SHES students bring Autism Awareness

SHES students bring Autism Awareness

by Jill Kleinheinz and Angie Fino, Stearley Heights Elementary School
Stripes Okinawa

Our Dolphins were feeling "Blue" recently as they participated in the Light it Up Blue campaign in support of April as National Autism Awareness month. Students wore blue in order to show their support for family, friends, and classmates experiencing autism as well as to raise awareness of autism.

During the month of April, our SHES Dolphins are learning about autism, the unique qualities of individuals with autism, and the daily challenges these individuals may face because of autism. We strive to go beyond autism awareness and promote autism acceptance.

On Wednesday, April 11th, many of our students had the opportunity to “Take a Walk in the Shoes” of someone with autism as they went through 8 sensory stations that simulated the heightened sensory perceptions individuals with autism may experience on a daily basis. The goal of this event was to help students understand the frustrations caused by these sensory challenges so that they gain empathy for their friends with these challenges. Understanding the feelings of others and considering their perspective will foster an environment of support for individuals with autism as well as for anyone who is facing challenges due to sensory, social, and learning differences.

Third grade students from Mrs. Davidson and Mrs. Villa’s classes had the opportunity to actually run these sensory stations. In order to prepare for this responsibility, their teachers, in collaboration with the District Autism Specialists, provided the students with a number of lessons and hands-on learning activities so they would be prepared to answer questions and share information about autism.

William Bartlow, a third grade student in Mrs. Davidson’s 3rd class was a presenter at the “Dot-to-Dot” station. Students at this station looked at the reflection of a dot-to-dot sheet in a mirror and tried to connect the dots on paper (by only looking in the mirror). This gave students the opportunity to experience difficulties in visual perception through the eyes of a student with autism. William stated, “I thought autism was a little thing, but it is teaching kids that students with autism are ordinary kids and we cannot judge them by their actions.”

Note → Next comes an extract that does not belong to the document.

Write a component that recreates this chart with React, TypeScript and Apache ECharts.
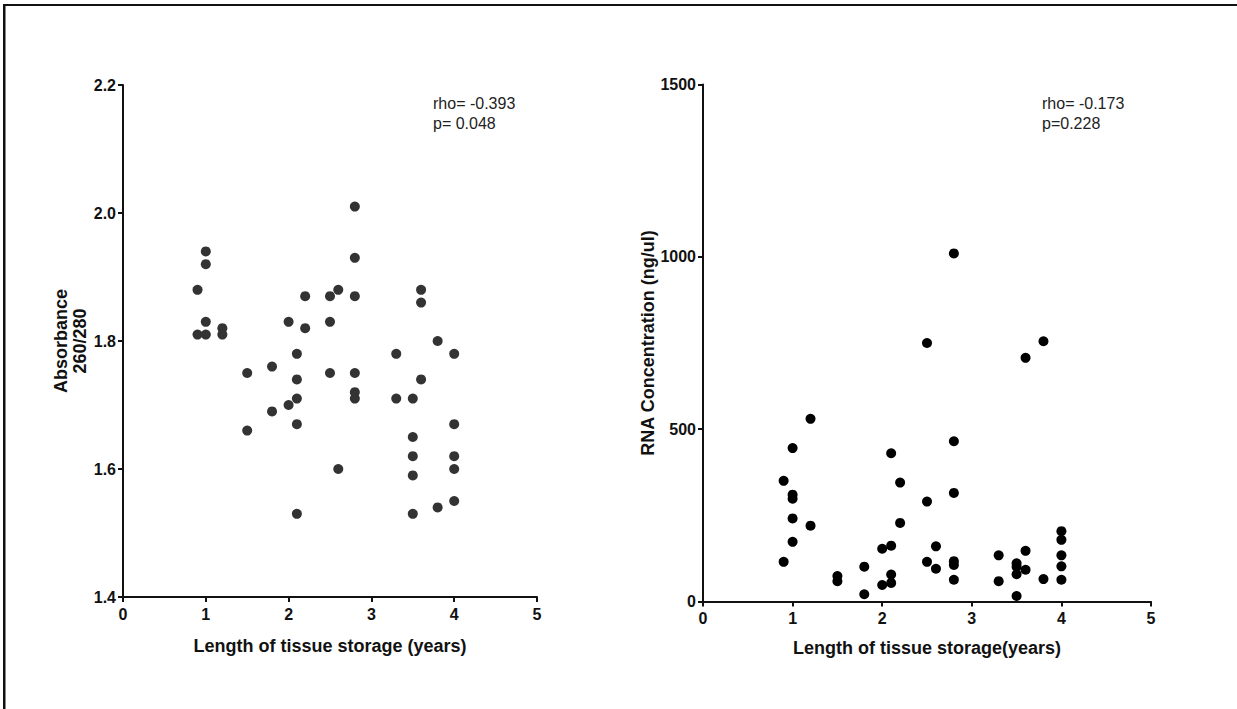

Some of the other stations included “Cheeky Chipmunk” where students put two marshmallows in their mouth and then tried to speak at the same time. This gave them a feeling of the difficulties and frustrations that students with autism can experience in communicating. Another station was “Distorted High-Five and Walk the Line.” Students experienced the difficulties that some individuals experience due to dysregulation of their vestibular sense (sense of balance) and proprioceptive sense (eye-hand coordination) as they were tasked to walk a line while wearing goggles that impeded their vision.

Mia Orozco, a fifth grade student in Mr. Riley’s class was on the receiving end of the 8 sensory stations. She stated that this experience made her realize how difficult it is for people with autism to experience life on a daily basis. “I only had to experience this for 30 minutes, but they have to experience this their entire life.”